Image courtesy of Flickr 

 

Far too much of the student newspaper is controlled by snowflake lefties and remoaners complaining about their safe space or lack thereof. I, Barry Smith, shall embark on a one-man mission to restore the status quo and invoke the glory of Britannia, to show the people the error of their PC ways. Or, just write a weekly column on the news and what I think about it.

 

Brexit day has finally come (and indeed gone by the time you are reading this)! The leftie snowflakes have spent three and a half years moaning about a completely unconstitutional people’s vote and that people didn’t know what they were voting for and all that other nonsense. Well, today is a day that 52% of us have been waiting a jolly long time for and it is a celebration of everything that makes us great. I will be spending the day wearing my Union Jack suit, eating roast beef, strolling through our glorious countryside, and then going to my local pub in the evening and scrapping with some Millwall fans over how awful their football club is. And may I praise Nigel Farage and our many other MEPs for sticking the proverbial middle finger up at the European parliament by waving our glorious flag in their controlling faces. God save the queen!

 

Another story that was going around whilst the shills attempted to silence me was the Meghan Markle debacle. The ungrateful Prince Harry has taken the silver spoon that this country’s proud history has given him and attempted to gouge our eyes out with it over some half-baked TV actress from a country that I regard as our largest mistake.

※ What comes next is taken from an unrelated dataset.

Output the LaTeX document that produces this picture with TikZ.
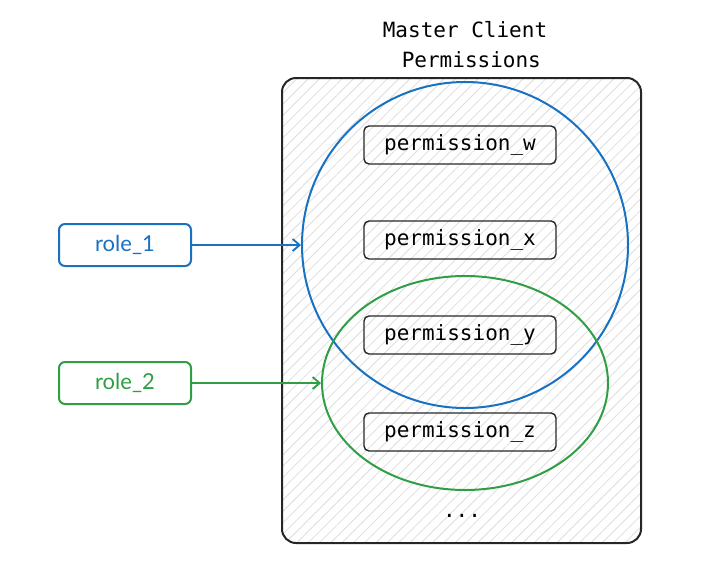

The monarchy is a great thing and one of the many reasons that I am proud to hail from this storied isle. However, if Harry thinks that he is above representing us on the world stage and displaying to everyone else why the sun has not and will not set on the British Empire and wants to throw all of that in the bin like yesterday’s Telegraph, then I shall be expecting a cheque of the amount that the British taxpayer has paid to him post-haste.

 

Update on the Falklands and Gibraltar: they remain ours.

 

Views expressed in InQuire's satire articles are those only of the writer and InQuire does not endorse any of these opinions, this section is dedicated to entertainment purposes only. We use fictitious characters in our stories, except in regards to public figures being satirised directly.